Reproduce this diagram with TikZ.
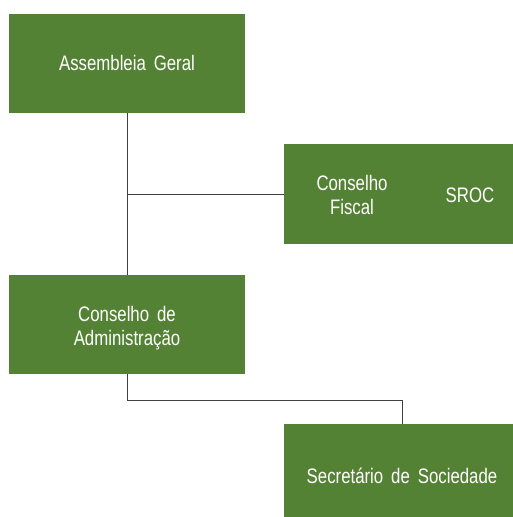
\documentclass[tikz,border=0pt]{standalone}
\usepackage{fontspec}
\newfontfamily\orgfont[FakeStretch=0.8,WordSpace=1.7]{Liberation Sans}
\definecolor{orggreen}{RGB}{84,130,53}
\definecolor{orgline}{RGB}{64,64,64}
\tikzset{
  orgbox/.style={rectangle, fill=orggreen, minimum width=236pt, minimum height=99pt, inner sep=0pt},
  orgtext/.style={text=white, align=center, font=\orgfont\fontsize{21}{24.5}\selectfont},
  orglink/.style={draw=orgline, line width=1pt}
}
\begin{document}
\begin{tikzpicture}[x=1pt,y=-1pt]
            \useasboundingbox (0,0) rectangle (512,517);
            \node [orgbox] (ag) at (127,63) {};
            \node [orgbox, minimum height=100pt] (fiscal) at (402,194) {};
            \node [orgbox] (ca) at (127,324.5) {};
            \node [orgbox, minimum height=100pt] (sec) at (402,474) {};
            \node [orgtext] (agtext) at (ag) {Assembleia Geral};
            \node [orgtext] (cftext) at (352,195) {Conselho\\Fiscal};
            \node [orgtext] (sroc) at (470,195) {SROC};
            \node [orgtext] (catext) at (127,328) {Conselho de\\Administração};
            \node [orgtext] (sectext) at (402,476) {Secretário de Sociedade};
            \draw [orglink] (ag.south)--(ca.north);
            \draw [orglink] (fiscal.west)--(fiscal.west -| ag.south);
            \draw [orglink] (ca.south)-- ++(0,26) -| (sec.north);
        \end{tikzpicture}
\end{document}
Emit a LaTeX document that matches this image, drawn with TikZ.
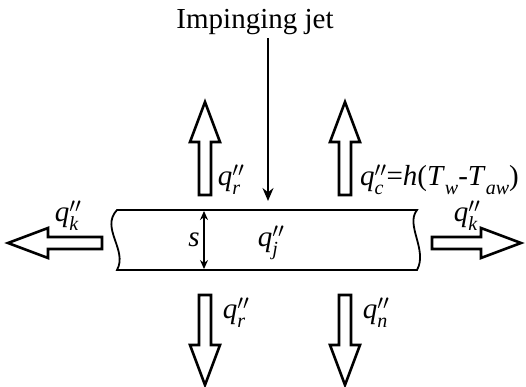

##########

[WHAT IS ASKED]
Reproduce the records, all of them, word for word; omit the pictures.

[RESULT FOR THIS TASK]
Reproduce this diagram with TikZ.
\documentclass[tikz,border=0pt]{standalone}
\usepackage{fontspec}
\newfontfamily\orgfont[FakeStretch=0.8,WordSpace=1.7]{Liberation Sans}
\definecolor{orggreen}{RGB}{84,130,53}
\definecolor{orgline}{RGB}{64,64,64}
\tikzset{
  orgbox/.style={rectangle, fill=orggreen, minimum width=236pt, minimum height=99pt, inner sep=0pt},
  orgtext/.style={text=white, align=center, font=\orgfont\fontsize{21}{24.5}\selectfont},
  orglink/.style={draw=orgline, line width=1pt}
}
\begin{document}
\begin{tikzpicture}[x=1pt,y=-1pt]
            \useasboundingbox (0,0) rectangle (512,517);
            \node [orgbox] (ag) at (127,63) {};
            \node [orgbox, minimum height=100pt] (fiscal) at (402,194) {};
            \node [orgbox] (ca) at (127,324.5) {};
            \node [orgbox, minimum height=100pt] (sec) at (402,474) {};
            \node [orgtext] (agtext) at (ag) {Assembleia Geral};
            \node [orgtext] (cftext) at (352,195) {Conselho\\Fiscal};
            \node [orgtext] (sroc) at (470,195) {SROC};
            \node [orgtext] (catext) at (127,328) {Conselho de\\Administração};
            \node [orgtext] (sectext) at (402,476) {Secretário de Sociedade};
            \draw [orglink] (ag.south)--(ca.north);
            \draw [orglink] (fiscal.west)--(fiscal.west -| ag.south);
            \draw [orglink] (ca.south)-- ++(0,26) -| (sec.north);
        \end{tikzpicture}
\end{document}
Emit a LaTeX document that matches this image, drawn with TikZ.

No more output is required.